Coté stockage comme coté approvisionnement, la situation est bonne. La demande en gaz devrait logiquement continuer à baisser de 2022 à 2023, portée par une plus grande efficacité énergétique, une électrification des usages et le développement des énergies renouvelables et une meilleure situation sur le nucléaire en France et l’hydroélectricité. Mais il n’en reste pas moins que la prudence reste de mise pour cet hiver mais surtout pour les suivants. D’autant plus que la période actuelle et ses nombreuses incertitudes (preuve en est les récentes découvertes de dommages sur un gazoduc reliant la Finlande à l’Estonie en mer Baltique, quasi un an après des dommages dû au sabotage du gazoduc Nord Stream) montrent qu’il est difficile de faire la moindre prédiction. Actuellement l’Europe dispose toujours d’un contrat de transit entre l’Ukraine et la Russie qui court jusque fin 2024 et devrait avoir reçu d’ici la fin de l’année environ 20  milliards de mètres cubes de gaz depuis la Russie via l’Ukraine et la Turquie, hors importations de GNL, qui bénéficie principalement aux pays de l’Est de l’Europe. Si ce contrat, qui fournit d’ailleurs des volumes bien en deçà de ceux initialement prévu  [40 milliards de mètre cubes par an, NDLR], s’arrête, cela aura des conséquences pour l’hiver 2024-2025. S’il n’y pas de crainte avérée pour cet hiver, même si des périodes de froid précoces ou intenses auront des impacts sur le marché, les Européens doivent au maximum préserver leurs stocks et faire en sorte de terminer la période hivernale avec des stockages pas trop bas pour aborder dans les meilleures conditions l’hiver 2024-25.

Justement, vous évoquez le marché du GNL. Quels sont les points de vigilance à avoir cet hiver ?

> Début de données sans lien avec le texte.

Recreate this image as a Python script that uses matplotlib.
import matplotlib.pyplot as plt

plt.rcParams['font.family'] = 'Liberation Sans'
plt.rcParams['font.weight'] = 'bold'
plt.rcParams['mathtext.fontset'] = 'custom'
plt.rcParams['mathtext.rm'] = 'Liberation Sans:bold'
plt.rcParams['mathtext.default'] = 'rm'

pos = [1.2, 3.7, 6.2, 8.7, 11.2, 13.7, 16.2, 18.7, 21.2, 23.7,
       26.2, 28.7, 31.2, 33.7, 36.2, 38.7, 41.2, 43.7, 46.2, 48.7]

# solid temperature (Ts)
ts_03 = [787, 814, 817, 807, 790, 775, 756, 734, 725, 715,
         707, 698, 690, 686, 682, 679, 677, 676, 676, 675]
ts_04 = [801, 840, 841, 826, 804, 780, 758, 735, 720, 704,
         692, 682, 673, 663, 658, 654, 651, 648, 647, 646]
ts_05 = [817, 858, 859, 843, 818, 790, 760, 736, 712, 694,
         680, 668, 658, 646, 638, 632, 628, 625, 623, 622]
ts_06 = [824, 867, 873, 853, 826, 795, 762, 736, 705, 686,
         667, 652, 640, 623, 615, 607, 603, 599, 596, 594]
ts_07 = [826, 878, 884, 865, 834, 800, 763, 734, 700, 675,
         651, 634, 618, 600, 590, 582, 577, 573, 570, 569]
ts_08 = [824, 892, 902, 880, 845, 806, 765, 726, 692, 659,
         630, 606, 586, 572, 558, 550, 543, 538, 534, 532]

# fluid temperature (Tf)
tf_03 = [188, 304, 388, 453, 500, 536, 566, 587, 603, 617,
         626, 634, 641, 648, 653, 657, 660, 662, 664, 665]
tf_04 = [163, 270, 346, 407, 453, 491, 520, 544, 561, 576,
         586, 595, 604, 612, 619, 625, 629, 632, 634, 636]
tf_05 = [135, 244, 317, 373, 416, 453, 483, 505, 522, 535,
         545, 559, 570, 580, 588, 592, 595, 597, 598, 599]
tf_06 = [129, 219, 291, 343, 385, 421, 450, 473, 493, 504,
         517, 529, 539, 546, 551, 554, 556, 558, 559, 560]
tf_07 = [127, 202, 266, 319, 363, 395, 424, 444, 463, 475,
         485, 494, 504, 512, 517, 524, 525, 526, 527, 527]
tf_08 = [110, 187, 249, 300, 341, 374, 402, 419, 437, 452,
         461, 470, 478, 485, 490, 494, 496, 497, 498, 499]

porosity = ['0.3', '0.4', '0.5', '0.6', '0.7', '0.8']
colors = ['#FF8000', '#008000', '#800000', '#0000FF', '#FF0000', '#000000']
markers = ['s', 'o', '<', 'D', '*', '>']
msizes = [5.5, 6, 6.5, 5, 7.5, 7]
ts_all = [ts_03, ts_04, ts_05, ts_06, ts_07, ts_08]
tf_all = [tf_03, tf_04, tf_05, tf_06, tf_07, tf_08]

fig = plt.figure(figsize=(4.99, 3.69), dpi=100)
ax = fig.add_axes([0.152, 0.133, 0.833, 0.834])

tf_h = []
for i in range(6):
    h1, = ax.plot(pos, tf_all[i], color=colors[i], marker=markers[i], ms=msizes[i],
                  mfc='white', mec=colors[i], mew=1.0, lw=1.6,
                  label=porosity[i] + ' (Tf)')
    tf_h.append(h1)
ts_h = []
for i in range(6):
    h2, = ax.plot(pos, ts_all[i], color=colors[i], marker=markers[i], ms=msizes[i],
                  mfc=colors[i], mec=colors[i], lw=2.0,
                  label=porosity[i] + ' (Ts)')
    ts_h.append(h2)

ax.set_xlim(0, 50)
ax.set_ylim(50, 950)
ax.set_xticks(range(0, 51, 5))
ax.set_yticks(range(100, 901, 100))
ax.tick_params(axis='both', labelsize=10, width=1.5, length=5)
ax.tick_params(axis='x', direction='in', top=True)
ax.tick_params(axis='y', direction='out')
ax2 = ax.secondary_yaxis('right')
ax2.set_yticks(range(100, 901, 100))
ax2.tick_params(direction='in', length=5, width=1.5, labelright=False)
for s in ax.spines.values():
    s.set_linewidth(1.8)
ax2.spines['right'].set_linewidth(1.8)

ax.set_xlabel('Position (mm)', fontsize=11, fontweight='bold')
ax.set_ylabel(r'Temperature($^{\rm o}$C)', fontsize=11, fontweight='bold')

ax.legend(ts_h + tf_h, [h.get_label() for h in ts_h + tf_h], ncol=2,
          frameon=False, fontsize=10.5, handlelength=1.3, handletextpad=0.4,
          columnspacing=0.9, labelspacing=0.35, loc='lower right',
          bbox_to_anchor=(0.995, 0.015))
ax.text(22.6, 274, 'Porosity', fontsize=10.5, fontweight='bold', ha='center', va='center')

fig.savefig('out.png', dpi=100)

Comme je le disais, c’est un marché volatil qui réagit au moindre événement, à la moindre tension, car il est très tendu. J’ai tendance à toujours raisonner en appliquant la loi de Murphy et elle se vérifie souvent pour le marché du GNL où il y a au moins un ééènement par année qui déstabilise le marché avec plus ou moins d’impact. Nous avons pu l’observer fin août où le risque de grève en Australie a fait réagir les marchés en quelques heures, et nous savons d’ailleurs que la situation n’est pas encore normalisée aujourd’hui. Je suis toujours attentivement la saison des cyclones aux États-Unis qui peut comme en 2020 avoir de forts impacts sur la production et donc sur l’exportation de GNL, mais ce risque semble derrière nous. La situation géopolitique particulièrement préoccupante au Proche-Orient est aussi une source d’inquiétude. La fermeture du champ gazier de Tamar qui représente presque 50% de la production de gaz Israélienne en début de semaine dernière, sans avoir de visibilité sur une réouverture, pourrait avoir des conséquences sur les pays qui y sont rattachés, en l’occurrence l’Égypte et la Jordanie. Avec autant d’incertitudes, il faut rester vigilant, d’autant que l’appétence des marchés asiatiques pour le GNL, en repli depuis deux ans, pourrait revenir et qu’il n’y aura en 2024 qu’une augmentation limitée des nouvelles capacités de GNL.